Dem Drang in die Mitte verweigert sich nur noch die kleine Meretz-Partei: Keine Koalition mit Netanjahu, soziale Gerechtigkeit und sofortige Verhandlungen mit den Palästinensern, heißt es dort. Und man fühle sich wohl in der Opposition, so lange es niemanden gibt, der auf diese simplen Forderungen eingeht. Oliver Eberhardt
** Aus: neues deutschland, Montag, 21. Januar 2013
Lexikon: Israels Wahlrecht
Eine Wahlnacht im Mai 1996, fast
acht Monate nach der Ermordung
Yitzhak Rabins: Ins Bett ging man mit
dem Gedanken, der Sozialdemokrat
Schimon Peres werde neuer Regierungschef.

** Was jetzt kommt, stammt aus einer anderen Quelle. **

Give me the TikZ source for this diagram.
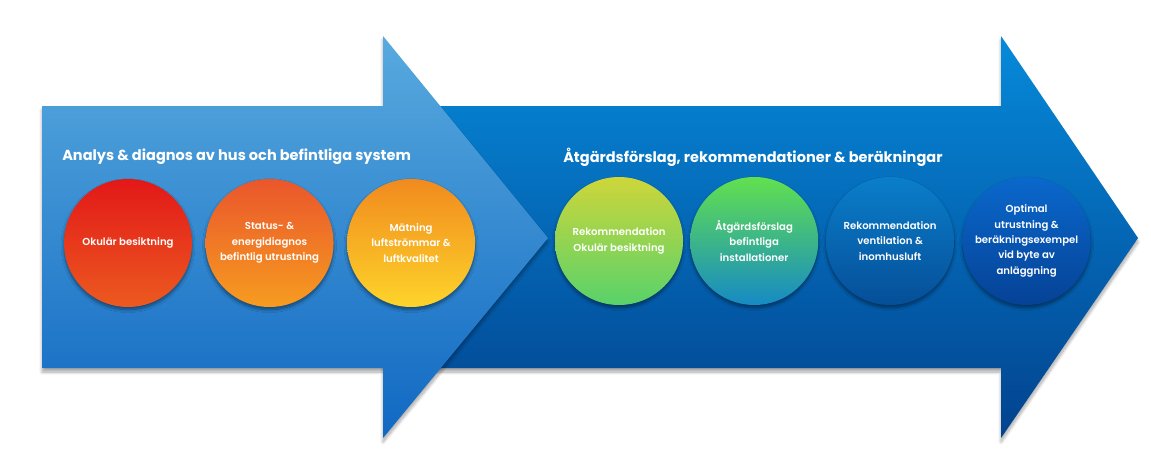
\documentclass[tikz,border=0pt]{standalone}
\usepackage{fontspec}
\setmainfont{Poppins}
\newfontfamily\bubblefont{Poppins SemiBold}
\usepackage{tikz}
\usetikzlibrary{positioning, shadows.blur}

\definecolor{phaseonetop}{RGB}{88,170,222}
\definecolor{phaseonebot}{RGB}{16,104,194}
\definecolor{phasetwotop}{RGB}{6,138,218}
\definecolor{phasetwobot}{RGB}{2,66,142}

\begin{document}
\begin{tikzpicture}[x=0.75pt, y=-0.75pt,
    bubble/.style={
      circle, minimum size=96pt, inner sep=0pt, align=center,
      text=white, font=\bubblefont\fontsize{7.6}{11.5}\selectfont,
      blur shadow={shadow xshift=0pt, shadow yshift=-2pt,
        shadow blur steps=10, shadow opacity=45}
    },
    headline/.style={anchor=west, inner sep=0pt, text=white,
      font=\bfseries\fontsize{10.9}{13}\selectfont},
    phaseshadow/.style={blur shadow={shadow xshift=0pt, shadow yshift=-3pt,
        shadow blur steps=10, shadow opacity=35}},
  ]
  \useasboundingbox (0,0) rectangle (1151,453);

  % the two big arrows
  \shade[phaseshadow, top color=phasetwotop, bottom color=phasetwobot]
    (383,106) -- (1001,106) -- (1001,36) -- (1138,238)
    -- (1001,438) -- (1001,368) -- (383,368) -- cycle;
  \shade[phaseshadow, top color=phaseonetop, bottom color=phaseonebot]
    (42,106) -- (383,106) -- (383,36) -- (548,238)
    -- (383,438) -- (383,368) -- (42,368) -- cycle;

  % headings
  \node[headline] (t1) at (62,157) {Analys \& diagnos av hus och befintliga system};
  \node[headline] (t2) at (563,157) {Åtgärdsförslag, rekommendationer \& beräkningar};

  % analysis
  \node[bubble, top color={rgb,255:red,226;green,24;blue,24}, bottom color={rgb,255:red,236;green,90;blue,32}]
    (b1) at (128,243) {Okulär besiktning};
  \node[bubble, top color={rgb,255:red,234;green,86;blue,44}, bottom color={rgb,255:red,246;green,156;blue,32}, right=9.75pt of b1]
    (b2) {Status- \&\\energidiagnos\\befintlig utrustning};
  \node[bubble, top color={rgb,255:red,241;green,138;blue,30}, bottom color={rgb,255:red,253;green,212;blue,42}, right=9.75pt of b2]
    (b3) {Mätning\\luftströmmar \&\\luftkvalitet};

  % recommendations
  \node[bubble, top color={rgb,255:red,206;green,214;blue,58}, bottom color={rgb,255:red,88;green,210;blue,106}]
    (b4) at (619,241) {Rekommendation\\Okulär besiktning};
  \node[bubble, top color={rgb,255:red,98;green,224;blue,78}, bottom color={rgb,255:red,22;green,138;blue,196}, right=5pt of b4]
    (b5) {Åtgärdsförslag\\befintliga\\installationer};
  \node[bubble, top color={rgb,255:red,10;green,126;blue,202}, bottom color={rgb,255:red,6;green,78;blue,152}, right=5.5pt of b5]
    (b6) {Rekommendation\\ventilation \&\\inomhusluft};
  \node[bubble, top color={rgb,255:red,10;green,104;blue,204}, bottom color={rgb,255:red,5;green,66;blue,150}, right=6pt of b6]
    (b7) {Optimal\\utrustning \&\\beräkningsexempel\\vid byte av\\anläggning};
\end{tikzpicture}
\end{document}
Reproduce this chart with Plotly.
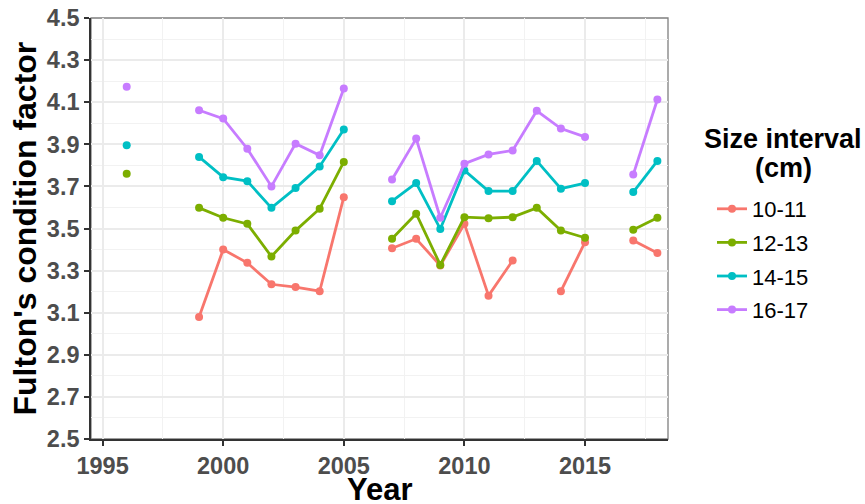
import plotly.graph_objects as go

years = list(range(1996, 2019))

# values by year (None = no data)
s10_11 = [None, None, None, 3.080, 3.400, 3.337, 3.235, 3.222, 3.202, 3.649, None,
          3.406, 3.451, 3.324, 3.522, 3.181, 3.348, None, 3.202, 3.435, None, 3.443, 3.384]
s12_13 = [3.760, None, None, 3.598, 3.551, 3.522, 3.367, 3.490, 3.594, 3.816, None,
          3.451, 3.570, 3.327, 3.554, 3.549, 3.554, 3.598, 3.490, 3.456, None, 3.494, 3.551]
s14_15 = [3.895, None, None, 3.840, 3.744, 3.725, 3.598, 3.692, 3.795, 3.970, None,
          3.630, 3.716, 3.498, 3.776, 3.678, 3.678, 3.821, 3.689, 3.716, None, 3.673, 3.821]
s16_17 = [4.173, None, None, 4.062, 4.022, 3.879, 3.700, 3.903, 3.848, 4.165, None,
          3.733, 3.927, 3.551, 3.808, 3.852, 3.871, 4.059, 3.975, 3.935, None, 3.756, 4.113]

series_names = ["10-11", "12-13", "14-15", "16-17"]
series_values = [s10_11, s12_13, s14_15, s16_17]
colors = ["#F8766D", "#7CAE00", "#00BFC4", "#C77CFF"]

y_ticks = [2.5, 2.7, 2.9, 3.1, 3.3, 3.5, 3.7, 3.9, 4.1, 4.3, 4.5]
x_ticks = [1995, 2000, 2005, 2010, 2015]

FONT = "Liberation Sans, Arial, sans-serif"

fig = go.Figure()
for name, vals, col in zip(series_names, series_values, colors):
    fig.add_trace(go.Scatter(
        x=years, y=vals, name=name, mode="lines+markers",
        connectgaps=False, legendgroup=name,
        line=dict(color=col, width=2.8),
        marker=dict(color=col, size=8),
    ))

L, R, T, B = 91, 197, 18, 65
W, H = 865, 504
pw = W - L - R
ph = H - T - B

def px_x(px):
    return (px - L) / pw

def px_y(py):
    return (H - B - py) / ph

fig.update_layout(
    width=W, height=H,
    margin=dict(l=L, r=R, t=T, b=B, pad=0, autoexpand=False),
    paper_bgcolor="white", plot_bgcolor="white",
    font=dict(family=FONT, color="black"),
    showlegend=True,
    legend=dict(
        x=px_x(712), y=px_y(188), xanchor="left", yanchor="top",
        font=dict(family=FONT, size=22, color="black"),
        tracegroupgap=2, itemwidth=30, bgcolor="rgba(0,0,0,0)",
    ),
    xaxis=dict(
        range=[1994.52, 2018.44], tickvals=x_ticks, automargin=False,
        tickfont=dict(family=FONT, size=23.5, color="#4D4D4D", weight="bold"),
        ticks="outside", ticklen=5, tickwidth=1.6, tickcolor="#333333",
        showgrid=True, gridcolor="#EBEBEB", gridwidth=1.6,
        minor=dict(tick0=1995, dtick=2.5, showgrid=True, gridcolor="#F2F2F2", gridwidth=1.2),
        showline=True, linecolor="#333333", linewidth=1.6, zeroline=False,
    ),
    yaxis=dict(
        range=[2.5, 4.5], tickvals=y_ticks, ticktext=[f"{v:.1f}" for v in y_ticks],
        automargin=False,
        tickfont=dict(family=FONT, size=23.5, color="#4D4D4D", weight="bold"),
        ticks="outside", ticklen=5, tickwidth=1.6, tickcolor="#333333",
        showgrid=True, gridcolor="#EBEBEB", gridwidth=1.6,
        minor=dict(tick0=2.5, dtick=0.1, showgrid=True, gridcolor="#F2F2F2", gridwidth=1.2),
        showline=True, linecolor="#333333", linewidth=1.6, zeroline=False,
    ),
    shapes=[dict(type="rect", xref="paper", yref="paper", x0=0, x1=1, y0=0, y1=1,
                 line=dict(color="#7F7F7F", width=1.3), layer="below")],
    annotations=[
        dict(text="<b>Fulton's condition factor</b>", textangle=-90,
             xref="paper", yref="paper", x=px_x(24), y=0.5,
             xanchor="center", yanchor="middle", showarrow=False,
             font=dict(family=FONT, size=32, color="black")),
        dict(text="<b>Year</b>", xref="paper", yref="paper", x=0.5, y=px_y(489),
             xanchor="center", yanchor="middle", showarrow=False,
             font=dict(family=FONT, size=31, color="black")),
        dict(text="<b>Size interval</b>", xref="paper", yref="paper", x=px_x(783), y=px_y(139),
             xanchor="center", yanchor="middle", showarrow=False,
             font=dict(family=FONT, size=27, color="black")),
        dict(text="<b>(cm)</b>", xref="paper", yref="paper", x=px_x(783), y=px_y(168),
             xanchor="center", yanchor="middle", showarrow=False,
             font=dict(family=FONT, size=27, color="black")),
    ],
)

fig.write_html("out.html", config={"displayModeBar": False},
               post_script="document.body.style.margin='0';")
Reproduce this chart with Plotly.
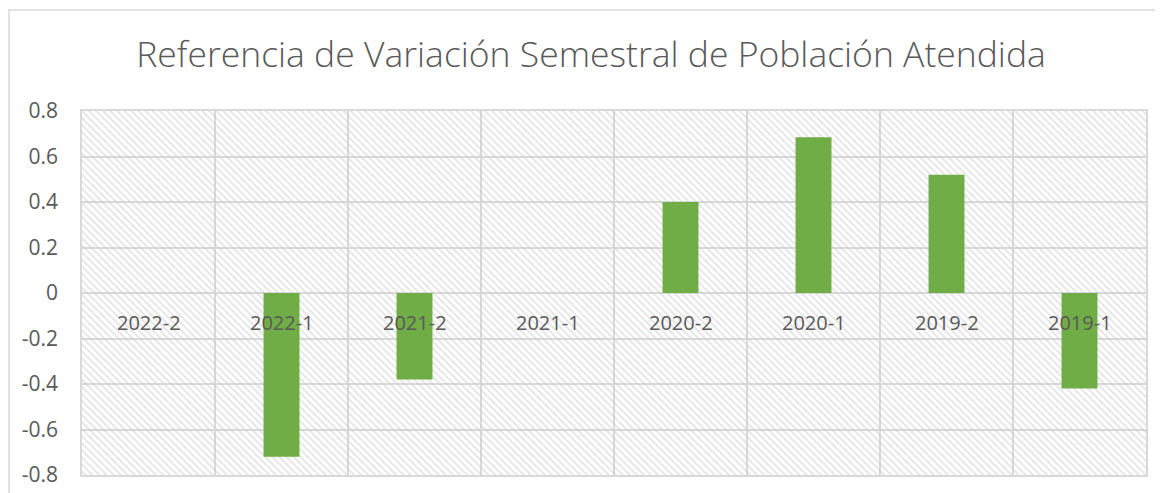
import plotly.graph_objects as go

categories = ["2022-2", "2022-1", "2021-2", "2021-1", "2020-2", "2020-1", "2019-2", "2019-1"]
values = [0, -0.72, -0.38, 0, 0.40, 0.685, 0.52, -0.42]
y_ticks = [0.8, 0.6, 0.4, 0.2, 0, -0.2, -0.4, -0.6, -0.8]
y_tick_text = ["0.8", "0.6", "0.4", "0.2", "0", "-0.2", "-0.4", "-0.6", "-0.8"]
title_text = "Referencia de Variación Semestral de Población Atendida"

Y_MIN, Y_MAX = -0.8, 0.8
LABEL_Y = -0.13
GRID = "#d9d9d9"
TXT = "#595959"
FONT = "Open Sans"
W, H = 1155, 485
L, R, T, B = 74, 17, 103, 18
PW, PH = W - L - R, H - T - B

fig = go.Figure()

# hatched plot-area background
fig.add_trace(go.Bar(
    x=categories, y=[Y_MAX - Y_MIN] * len(categories), base=[Y_MIN] * len(categories),
    width=1, marker=dict(color="rgba(0,0,0,0)", line=dict(width=0),
                         pattern=dict(shape="\\", fgcolor="#cccccc", bgcolor="rgba(0,0,0,0)",
                                      size=5, solidity=0.4)),
    hoverinfo="skip", showlegend=False))

fig.add_trace(go.Bar(
    x=categories, y=values, width=0.27,
    marker=dict(color="#70AD47", line=dict(width=0)),
    showlegend=False))

for c in categories:
    fig.add_annotation(x=c, y=LABEL_Y, xref="x", yref="y", text=c, showarrow=False,
                       font=dict(family=FONT, size=20, color=TXT))

# outer chart border (top and left visible)
fig.add_shape(type="rect", xref="paper", yref="paper",
              x0=(1 - L) / PW, x1=1.05, y0=-0.2, y1=1 + (T - 2) / PH,
              line=dict(color=GRID, width=1.5), fillcolor="rgba(0,0,0,0)", layer="below")

fig.update_layout(
    width=W, height=H,
    margin=dict(l=L, r=R, t=T, b=B, autoexpand=False),
    paper_bgcolor="white", plot_bgcolor="white",
    barmode="overlay",
    title=dict(text=title_text, x=583 / W, xanchor="center", y=1 - 47 / H, yanchor="middle",
               font=dict(family=FONT, size=35.5, color=TXT, weight=300)),
    font=dict(family=FONT, color=TXT),
    xaxis=dict(type="category", tickson="boundaries", showgrid=True, gridcolor=GRID, gridwidth=1.5,
               showticklabels=False, ticks="", showline=True, mirror=True, linecolor=GRID, linewidth=1.5,
               range=[-0.5, len(categories) - 0.5], zeroline=False, automargin=False),
    yaxis=dict(range=[Y_MIN, Y_MAX], tickvals=y_ticks, ticktext=y_tick_text, showgrid=True,
               gridcolor=GRID, gridwidth=1.5, zeroline=False, showline=True, mirror=True,
               linecolor=GRID, linewidth=1.5, ticks="", ticklabelstandoff=18, automargin=False,
               tickfont=dict(family=FONT, size=21, color=TXT)),
)

fig.write_html("out.html")
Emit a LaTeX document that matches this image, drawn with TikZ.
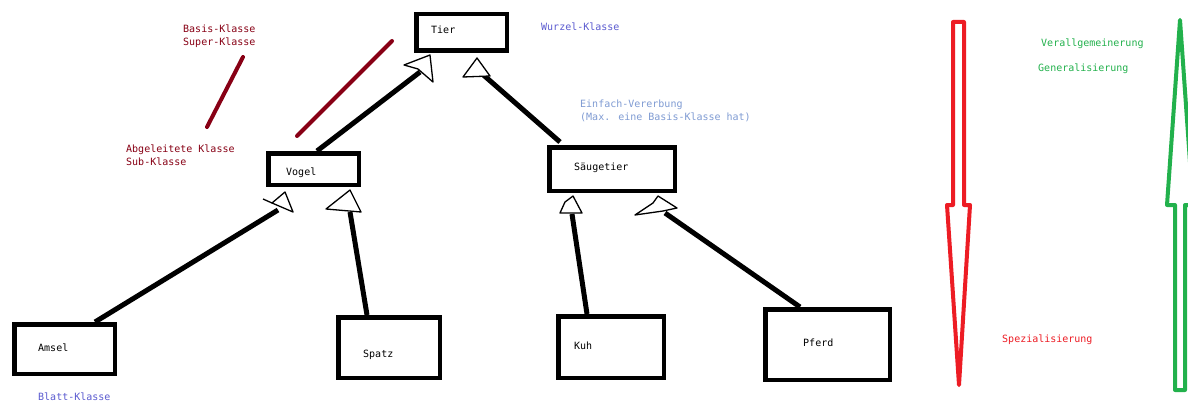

Am Morgen erfuhr man jedoch,
Premierminister sei nun der
rechte Benjamin Netanjahu. Das kann
2013 nicht mehr geschehen. Die Direktwahl
des Premiers wurde bald
wieder abgeschafft. Seit 2003 werden
nur noch für das Parlament Stimmen
abgegeben.
Wahlberechtigt sind alle Staatsbürger
Israels ab 18 Jahren. Mehr als
15 Prozent der rund 5,5 Millionen
Wahlberechtigten kommen aus arabischen
oder drusischen Dörfern und
Städten (850 000 arabische Israelis).
Doch die wenigsten Wähler in den besetzten
Gebieten der Golanhöhen, im
Westjordanland und Ostjerusalem
machen von ihrem Recht Gebrauch.
Die Parteien, die die Zwei-Prozent-
Hürde übersprungen haben,
werden zusammengezählt und durch
120 geteilt. Daraus ergibt sich die
Stimmenzahl, die für einen Sitz nötig
ist. Da dies nie genau aufgeht, können
einzelne Gruppierungen mit anderen
Parteien über die Aufteilung
der überzähligen Stimmen verhandeln.
Kommt kein Deal zustande, gehen
die überschüssigen Stimmen zurück
in einen Topf, aus dem sie nach
einem komplizierten Schlüssel auf die
Parteien aufgeteilt werden. Deshalb
verändern sich die Fraktionsstärken
häufig noch Tage nach der Wahl.
Nach der Wahl beauftragt der
Staatspräsident meist den Chef der
größten Fraktion mit der Regierungsbildung,
wofür eine Frist von 21 Tagen
gilt, die um 21 weitere Tage verlängert
werden kann. Bleiben die Bemühungen
erfolglos, kann der Präsident
Neuwahlen anordnen oder einem
anderen Politiker den Auftrag erteilen.
Eine Mehrheit der Abgeordneten
kann dem Präsidenten aber auch
selbst einen Personalvorschlag unterbreiten,
den er akzeptieren muss.
Dieser Kandidat hat allerdings nur 14
Tage für die Koalitionsbildung.
Reguläre Neuwahlen stehen alle
vier Jahre an – mit einer Besonderheit:
Sie haben am dritten Dienstag
des Monats Cheschwan stattzufinden.
Das wäre in diesem Jahr der 22. Oktober.
Da das derzeitige Parlament
außerplanmäßig am 10. Februar
2009 gewählt wurde, hätte die Legislaturperiode
also vier Jahre und
acht Monate gedauert. Aber Regierungen
schöpfen das Maximum nie
ganz aus. Lieber beraumen sie, wie in
Großbritannien, Neuwahlen an, wenn
die Vorzeichen günstig zu sein scheinen.